- [Prompt] Pick out each line of the records in which the word "with" appears.

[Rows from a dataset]

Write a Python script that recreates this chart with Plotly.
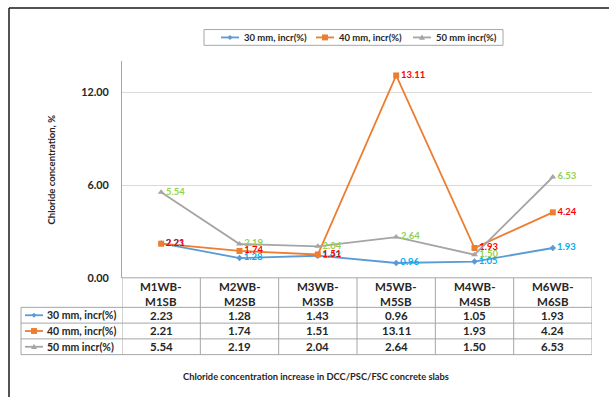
import plotly.graph_objects as go

# ---- data ----
categories = ["M1WB-M1SB", "M2WB-M2SB", "M3WB-M3SB", "M5WB-M5SB", "M4WB-M4SB", "M6WB-M6SB"]
series_names = ["30 mm, incr(%)", "40 mm, incr(%)", "50 mm incr(%)"]
mm30 = [2.23, 1.28, 1.43, 0.96, 1.05, 1.93]
mm40 = [2.21, 1.74, 1.51, 13.11, 1.93, 4.24]
mm50 = [5.54, 2.19, 2.04, 2.64, 1.50, 6.53]
y_ticks = [0, 6, 12]
y_tick_text = ["0.00", "6.00", "12.00"]

# ---- styling ----
W, H = 609, 403
FONT = "Lato, 'Open Sans', sans-serif"
TXT = "#262626"
GRID = "#D9D9D9"
BORDER = "#A6A6A6"
styles = [
    dict(line="#5B9BD5", label="#00B0F0", symbol="diamond", size=5),
    dict(line="#ED7D31", label="#FF0000", symbol="square", size=6),
    dict(line="#A5A5A5", label="#92D050", symbol="triangle-up", size=6),
]
series_values = [mm30, mm40, mm50]

# plot region in pixels
PL, PR, PT, PB = 122, 592, 62, 282
TABLE_LEFT = 21
ROW_LINES = [312, 328, 344, 360]


def fx(x):
    return x / W


def fy(y):
    return 1 - y / H


fig = go.Figure()

for name, vals, st in zip(series_names, series_values, styles):
    fig.add_trace(go.Scatter(
        x=categories, y=vals, name=name, mode="lines+markers+text",
        line=dict(color=st["line"], width=1.8),
        marker=dict(symbol=st["symbol"], size=st["size"], color=st["line"]),
        text=[f"{v:.2f}" for v in vals], textposition="middle right",
        textfont=dict(family=FONT, size=9.5, color=st["label"], weight="bold"),
        cliponaxis=False, hoverinfo="skip",
    ))

shapes = []
annotations = []

# outer frame
shapes.append(dict(type="line", xref="paper", yref="paper", x0=fx(9), x1=1.0,
                   y0=fy(8), y1=fy(8), line=dict(color="#1A1A1A", width=1.5)))
shapes.append(dict(type="line", xref="paper", yref="paper", x0=fx(9), x1=fx(9),
                   y0=fy(8), y1=0, line=dict(color="#1A1A1A", width=1.5)))

# data table grid
shapes.append(dict(type="line", xref="paper", yref="paper", x0=fx(PL), x1=fx(PR),
                   y0=fy(PB), y1=fy(PB), line=dict(color=BORDER, width=1)))
for yl in ROW_LINES:
    shapes.append(dict(type="line", xref="paper", yref="paper", x0=fx(TABLE_LEFT), x1=fx(PR),
                       y0=fy(yl), y1=fy(yl), line=dict(color=BORDER, width=1)))
shapes.append(dict(type="line", xref="paper", yref="paper", x0=fx(TABLE_LEFT), x1=fx(TABLE_LEFT),
                   y0=fy(ROW_LINES[0]), y1=fy(ROW_LINES[-1]), line=dict(color=BORDER, width=1)))
for k in range(len(categories) + 1):
    shapes.append(dict(type="line", xref="x", yref="paper", x0=k - 0.5, x1=k - 0.5,
                       y0=fy(PB), y1=fy(ROW_LINES[-1]), line=dict(color=BORDER, width=1)))

# table header: category names on two lines
for cat in categories:
    a, b = cat.split("-")
    annotations.append(dict(x=cat, xref="x", y=fy(298.5), yref="paper", text=f"{a}-<br>{b}",
                            showarrow=False, xanchor="center", yanchor="middle",
                            font=dict(family=FONT, size=11.5, color=TXT, weight="bold")))


def symbol_shapes(cx, cy, st, half):
    out = [dict(type="line", xref="paper", yref="paper", x0=fx(cx - half), x1=fx(cx + half),
                y0=fy(cy), y1=fy(cy), line=dict(color=st["line"], width=1.8))]
    if st["symbol"] == "square":
        s = 3
        out.append(dict(type="rect", xref="paper", yref="paper", x0=fx(cx - s), x1=fx(cx + s),
                        y0=fy(cy - s), y1=fy(cy + s), fillcolor=st["line"], line=dict(width=0)))
    elif st["symbol"] == "diamond":
        s = 2.5
        path = (f"M {fx(cx)} {fy(cy - s)} L {fx(cx + s)} {fy(cy)} "
                f"L {fx(cx)} {fy(cy + s)} L {fx(cx - s)} {fy(cy)} Z")
        out.append(dict(type="path", xref="paper", yref="paper", path=path,
                        fillcolor=st["line"], line=dict(width=0)))
    else:
        s = 3
        path = (f"M {fx(cx)} {fy(cy - s)} L {fx(cx + s)} {fy(cy + s * 0.8)} "
                f"L {fx(cx - s)} {fy(cy + s * 0.8)} Z")
        out.append(dict(type="path", xref="paper", yref="paper", path=path,
                        fillcolor=st["line"], line=dict(width=0)))
    return out


# table rows: series key, name and values
for r, (name, vals, st) in enumerate(zip(series_names, series_values, styles)):
    cy = (ROW_LINES[r] + ROW_LINES[r + 1]) / 2
    shapes.extend(symbol_shapes(34, cy, st, 9))
    annotations.append(dict(x=fx(45), xref="paper", y=fy(cy), yref="paper", text=name,
                            showarrow=False, xanchor="left", yanchor="middle",
                            font=dict(family=FONT, size=10.5, color=TXT, weight="bold")))
    for cat, v in zip(categories, vals):
        annotations.append(dict(x=cat, xref="x", y=fy(cy), yref="paper", text=f"{v:.2f}",
                                showarrow=False, xanchor="center", yanchor="middle",
                                font=dict(family=FONT, size=11.5, color=TXT, weight="bold")))

# legend box at top
shapes.append(dict(type="rect", xref="paper", yref="paper", x0=fx(204), x1=fx(503),
                   y0=fy(30), y1=fy(46), line=dict(color=BORDER, width=1)))
legend_x = [230, 325, 422]
for name, st, lx in zip(series_names, styles, legend_x):
    shapes.extend(symbol_shapes(lx, 38, st, 9))
    annotations.append(dict(x=fx(lx + 12), xref="paper", y=fy(38), yref="paper", text=name,
                            showarrow=False, xanchor="left", yanchor="middle",
                            font=dict(family=FONT, size=9.5, color=TXT, weight="bold")))

# axis titles
annotations.append(dict(x=fx(51), xref="paper", y=fy(172), yref="paper",
                        text="Chloride concentration, %", textangle=-90, showarrow=False,
                        xanchor="center", yanchor="middle",
                        font=dict(family=FONT, size=9.5, color=TXT, weight="bold")))
annotations.append(dict(x=fx(316), xref="paper", y=fy(382), yref="paper",
                        text="Chloride concentration increase in DCC/PSC/FSC concrete slabs",
                        showarrow=False, xanchor="center", yanchor="middle",
                        font=dict(family=FONT, size=9.3, color=TXT, weight="bold")))

fig.update_layout(
    width=W, height=H,
    margin=dict(l=0, r=0, t=0, b=0),
    paper_bgcolor="white", plot_bgcolor="white",
    showlegend=False,
    shapes=shapes, annotations=annotations,
    xaxis=dict(domain=[fx(PL), fx(PR)], type="category", categoryarray=categories,
               range=[-0.5, len(categories) - 0.5], showticklabels=False,
               showgrid=False, zeroline=False, showline=False, fixedrange=True),
    yaxis=dict(domain=[fy(PB), fy(PT)], range=[0, 14.04], tickvals=y_ticks, ticktext=y_tick_text,
               showgrid=True, gridcolor=GRID, gridwidth=1, zeroline=False,
               showline=True, linecolor=BORDER, linewidth=1, ticks="",
               ticklabelstandoff=10,
               tickfont=dict(family=FONT, size=10.8, color=TXT, weight="bold"), fixedrange=True),
)

fig.write_html("out.html")
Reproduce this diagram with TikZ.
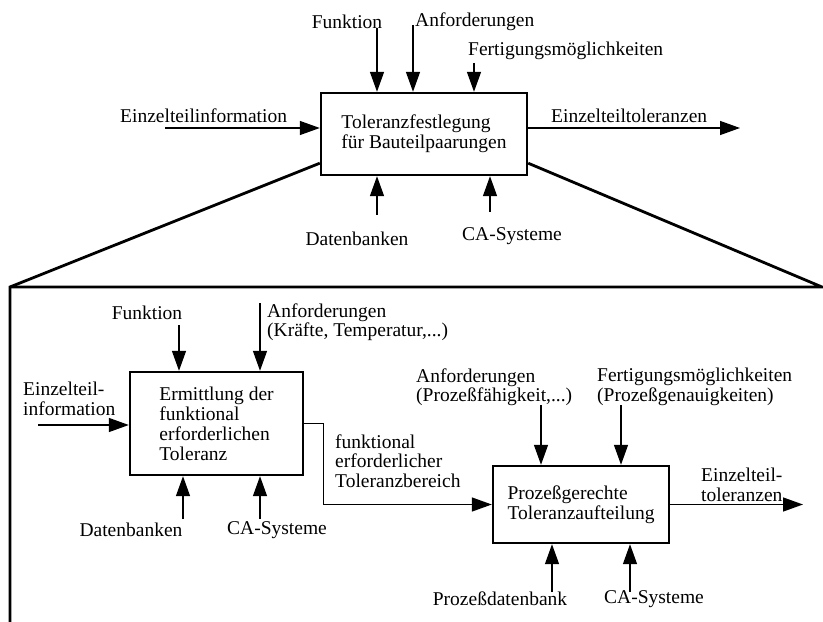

- [Full answer]
Write a Python script that recreates this chart with Plotly.
Reproduce this diagram with TikZ.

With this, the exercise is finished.